Where first-time bulk buyers struggle
Three struggles come up constantly. The first is confusing unit price with true cost. The quoted price excludes freight, duties, inspection, and defects; the real number — landed cost — is often materially higher, and it is the only number on which quotes can be fairly compared.
The second is underestimating cash-flow strain. Bulk buying inverts the retail cash cycle: you pay months before you sell. A deposit at order, a balance at shipment, and weeks of transit mean your capital is locked in a container long before it earns anything. Plenty of profitable-on-paper buys fail simply because the buyer ran short of cash while the goods were in transit.
The third is treating the first supplier who answers as the only option. Quotes are for comparing — getting three teaches you what the fair market price is and what terms are normal, and it leaves you with a qualified backup when your primary supplier eventually stumbles. Every experienced buyer maintains alternatives; most learned to by not having one when it mattered.

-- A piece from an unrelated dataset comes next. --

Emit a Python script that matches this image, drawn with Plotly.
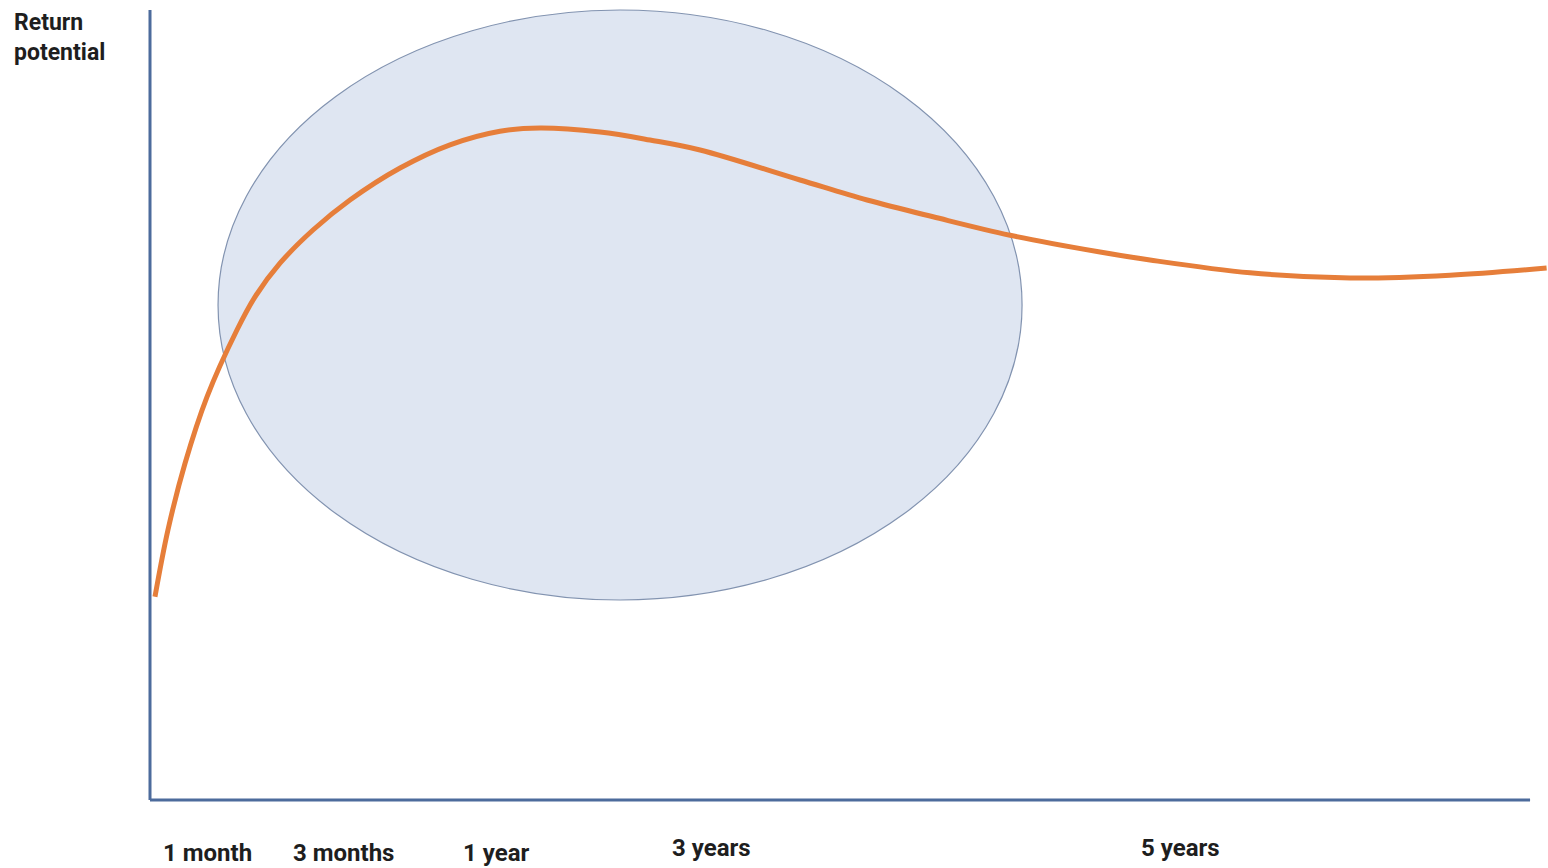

Doing it yourself versus using a procurement partner
Everything above is learnable, and many retailers run procurement in-house for years. The honest cost is time and tuition: the hours spent sourcing, vetting, negotiating, and chasing shipments, plus the inevitable early mistakes that are how the lessons actually stick. For a business buying at modest volume in one familiar category, that investment usually pays.
A procurement partner makes sense when the math flips: when your time is worth more in front of customers than inside supplier spreadsheets, when you are entering categories or countries you do not know, or when order values get large enough that a single mistake outweighs years of a partner’s fees. A good partner brings existing supplier relationships, negotiated pricing, established inspection processes, and — most valuably — pattern recognition for problems you have not met yet.
Either way, the fundamentals in this guide do not change: know what layer of the chain you are buying from, understand why the price breaks where it does, follow the cycle without skipping steps, and judge every deal on landed cost and cash flow rather than the number in bold on the quote. Get those right and bulk buying stops being a leap of faith and becomes what it should be — a repeatable engine for margin.